>> START RECORD LIST

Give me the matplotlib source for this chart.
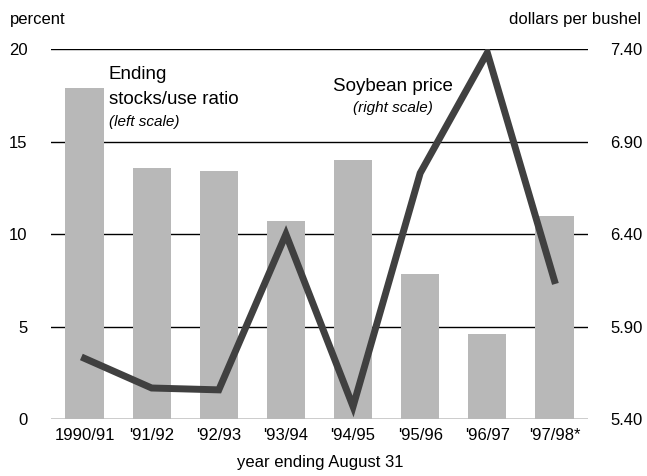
import matplotlib.pyplot as plt
from matplotlib import font_manager

names = {f.name for f in font_manager.fontManager.ttflist}
fam = ['Liberation Sans Narrow', 'Liberation Sans', 'DejaVu Sans']
plt.rcParams['font.family'] = [f for f in fam if f in names] or ['DejaVu Sans']

years = ["1990/91", "'91/92", "'92/93", "'93/94", "'94/95", "'95/96", "'96/97", "'97/98*"]
stocks_ratio = [17.9, 13.6, 13.4, 10.7, 14.0, 7.85, 4.6, 11.0]
soy_price = [5.73, 5.57, 5.56, 6.40, 5.47, 6.73, 7.38, 6.15]
left_ticks = [0, 5, 10, 15, 20]
right_ticks = [5.40, 5.90, 6.40, 6.90, 7.40]

fig = plt.figure(figsize=(6.47, 4.76), dpi=100)
ax = fig.add_axes([0.0788, 0.1187, 0.83, 0.7783])
x = list(range(len(years)))

ax.bar(x, stocks_ratio, width=0.57, color='#b8b8b8', zorder=1)
ax.set_xlim(-0.5, 7.5)
ax.set_ylim(0, 20)
ax.set_yticks(left_ticks)
for t in left_ticks:
    ax.axhline(t, color='black', lw=1.0, zorder=0.5)
for s in ax.spines.values():
    s.set_visible(False)
ax.tick_params(axis='both', length=0, labelsize=12)
ax.tick_params(axis='y', pad=17)
ax.tick_params(axis='x', pad=6)
ax.set_xticks(x)
ax.set_xticklabels(years)

ax2 = ax.twinx()
ax2.plot(x, soy_price, color='#404040', lw=5, solid_joinstyle='miter', zorder=3)
ax2.set_ylim(5.40, 7.40)
ax2.set_yticks(right_ticks)
ax2.set_yticklabels(['%.2f' % v for v in right_ticks])
for s in ax2.spines.values():
    s.set_visible(False)
ax2.tick_params(axis='y', length=0, labelsize=12, pad=16)

fig.text(0.015, 0.975, 'percent', fontsize=12, va='top', ha='left')
fig.text(0.99, 0.975, 'dollars per bushel', fontsize=12, va='top', ha='right')
fig.text(0.495, 0.012, 'year ending August 31', fontsize=12, ha='center', va='bottom')

ax.text(0.36, 18.6, 'Ending', fontsize=13.5, va='center', ha='left')
ax.text(0.36, 17.25, 'stocks/use ratio', fontsize=13.5, va='center', ha='left')
ax.text(0.36, 16.06, '(left scale)', fontsize=11, style='italic', va='center', ha='left')
ax.text(4.6, 18.0, 'Soybean price', fontsize=13.5, va='center', ha='center')
ax.text(4.6, 16.8, '(right scale)', fontsize=11, style='italic', va='center', ha='center')

fig.savefig('out.png', dpi=100)
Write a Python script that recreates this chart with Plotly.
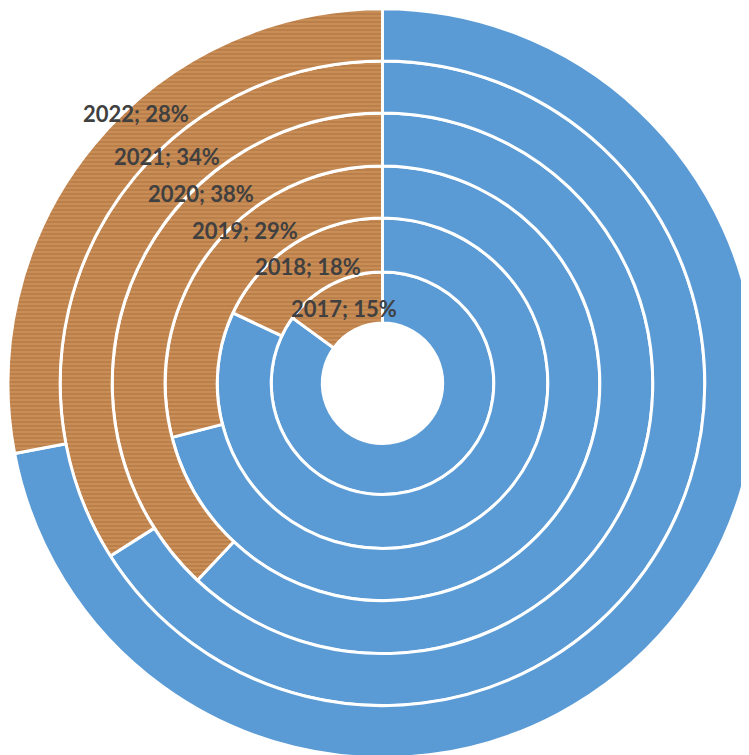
import plotly.graph_objects as go

# ---- data ----
years = ["2017", "2018", "2019", "2020", "2021", "2022"]
shares = [15, 18, 29, 38, 34, 28]          # percent (wood part)
rest = [100 - s for s in shares]            # blue remainder

# ---- layout helpers (pixels, figure coordinates) ----
W, H = 749, 755
OFF = 8                                       # page body margin
cx, cy = 382.5 - OFF, 383.3 - OFF             # centre of rings
bounds = [60.2, 111.3, 165.3, 217.3, 270.3, 322.3, 374.5]  # ring boundary radii
label_pos = [(344, 308), (308, 267), (245, 230), (201, 194), (167, 156), (136, 113)]

BLUE = "#5B9BD5"
WOOD = "#C98D56"
GRAIN = "#A66A38"

fig = go.Figure()
for i, (y, s, r) in enumerate(zip(years, shares, rest)):
    rin, rout = bounds[i], bounds[i + 1]
    fig.add_trace(go.Pie(
        labels=[y + " other", y + " share"],
        values=[r, s],
        sort=False,
        direction="clockwise",
        rotation=0,
        hole=rin / rout,
        domain=dict(x=[max(0, (cx - rout) / W), min(1, (cx + rout) / W)],
                    y=[max(0, (H - cy - rout) / H), min(1, (H - cy + rout) / H)]),
        marker=dict(colors=[BLUE, WOOD],
                    line=dict(color="white", width=3),
                    pattern=dict(shape=["", "-"], fgcolor=[BLUE, GRAIN],
                                 bgcolor=[BLUE, WOOD], size=4, solidity=0.2)),
        textinfo="none",
        hoverinfo="label+percent",
        showlegend=False,
    ))

for (lx, ly), y, s in zip(label_pos, years, shares):
    fig.add_annotation(x=(lx - OFF) / W, y=1 - (ly - OFF) / H, xref="paper", yref="paper",
                       text=f"<b>{y}; {s}%</b>", showarrow=False,
                       font=dict(family="Lato", size=22, color="#404040"),
                       xanchor="center", yanchor="middle")

fig.update_layout(width=W, height=H, margin=dict(l=0, r=0, t=0, b=0),
                  paper_bgcolor="white", plot_bgcolor="white")
fig.write_html("out.html")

>> END RECORD LIST

Write the entries above out again exactly, but not the pictures.

▶ [TASK SOLUTION]:
Give me the matplotlib source for this chart.
import matplotlib.pyplot as plt
from matplotlib import font_manager

names = {f.name for f in font_manager.fontManager.ttflist}
fam = ['Liberation Sans Narrow', 'Liberation Sans', 'DejaVu Sans']
plt.rcParams['font.family'] = [f for f in fam if f in names] or ['DejaVu Sans']

years = ["1990/91", "'91/92", "'92/93", "'93/94", "'94/95", "'95/96", "'96/97", "'97/98*"]
stocks_ratio = [17.9, 13.6, 13.4, 10.7, 14.0, 7.85, 4.6, 11.0]
soy_price = [5.73, 5.57, 5.56, 6.40, 5.47, 6.73, 7.38, 6.15]
left_ticks = [0, 5, 10, 15, 20]
right_ticks = [5.40, 5.90, 6.40, 6.90, 7.40]

fig = plt.figure(figsize=(6.47, 4.76), dpi=100)
ax = fig.add_axes([0.0788, 0.1187, 0.83, 0.7783])
x = list(range(len(years)))

ax.bar(x, stocks_ratio, width=0.57, color='#b8b8b8', zorder=1)
ax.set_xlim(-0.5, 7.5)
ax.set_ylim(0, 20)
ax.set_yticks(left_ticks)
for t in left_ticks:
    ax.axhline(t, color='black', lw=1.0, zorder=0.5)
for s in ax.spines.values():
    s.set_visible(False)
ax.tick_params(axis='both', length=0, labelsize=12)
ax.tick_params(axis='y', pad=17)
ax.tick_params(axis='x', pad=6)
ax.set_xticks(x)
ax.set_xticklabels(years)

ax2 = ax.twinx()
ax2.plot(x, soy_price, color='#404040', lw=5, solid_joinstyle='miter', zorder=3)
ax2.set_ylim(5.40, 7.40)
ax2.set_yticks(right_ticks)
ax2.set_yticklabels(['%.2f' % v for v in right_ticks])
for s in ax2.spines.values():
    s.set_visible(False)
ax2.tick_params(axis='y', length=0, labelsize=12, pad=16)

fig.text(0.015, 0.975, 'percent', fontsize=12, va='top', ha='left')
fig.text(0.99, 0.975, 'dollars per bushel', fontsize=12, va='top', ha='right')
fig.text(0.495, 0.012, 'year ending August 31', fontsize=12, ha='center', va='bottom')

ax.text(0.36, 18.6, 'Ending', fontsize=13.5, va='center', ha='left')
ax.text(0.36, 17.25, 'stocks/use ratio', fontsize=13.5, va='center', ha='left')
ax.text(0.36, 16.06, '(left scale)', fontsize=11, style='italic', va='center', ha='left')
ax.text(4.6, 18.0, 'Soybean price', fontsize=13.5, va='center', ha='center')
ax.text(4.6, 16.8, '(right scale)', fontsize=11, style='italic', va='center', ha='center')

fig.savefig('out.png', dpi=100)
Write a Python script that recreates this chart with Plotly.
import plotly.graph_objects as go

# ---- data ----
years = ["2017", "2018", "2019", "2020", "2021", "2022"]
shares = [15, 18, 29, 38, 34, 28]          # percent (wood part)
rest = [100 - s for s in shares]            # blue remainder

# ---- layout helpers (pixels, figure coordinates) ----
W, H = 749, 755
OFF = 8                                       # page body margin
cx, cy = 382.5 - OFF, 383.3 - OFF             # centre of rings
bounds = [60.2, 111.3, 165.3, 217.3, 270.3, 322.3, 374.5]  # ring boundary radii
label_pos = [(344, 308), (308, 267), (245, 230), (201, 194), (167, 156), (136, 113)]

BLUE = "#5B9BD5"
WOOD = "#C98D56"
GRAIN = "#A66A38"

fig = go.Figure()
for i, (y, s, r) in enumerate(zip(years, shares, rest)):
    rin, rout = bounds[i], bounds[i + 1]
    fig.add_trace(go.Pie(
        labels=[y + " other", y + " share"],
        values=[r, s],
        sort=False,
        direction="clockwise",
        rotation=0,
        hole=rin / rout,
        domain=dict(x=[max(0, (cx - rout) / W), min(1, (cx + rout) / W)],
                    y=[max(0, (H - cy - rout) / H), min(1, (H - cy + rout) / H)]),
        marker=dict(colors=[BLUE, WOOD],
                    line=dict(color="white", width=3),
                    pattern=dict(shape=["", "-"], fgcolor=[BLUE, GRAIN],
                                 bgcolor=[BLUE, WOOD], size=4, solidity=0.2)),
        textinfo="none",
        hoverinfo="label+percent",
        showlegend=False,
    ))

for (lx, ly), y, s in zip(label_pos, years, shares):
    fig.add_annotation(x=(lx - OFF) / W, y=1 - (ly - OFF) / H, xref="paper", yref="paper",
                       text=f"<b>{y}; {s}%</b>", showarrow=False,
                       font=dict(family="Lato", size=22, color="#404040"),
                       xanchor="center", yanchor="middle")

fig.update_layout(width=W, height=H, margin=dict(l=0, r=0, t=0, b=0),
                  paper_bgcolor="white", plot_bgcolor="white")
fig.write_html("out.html")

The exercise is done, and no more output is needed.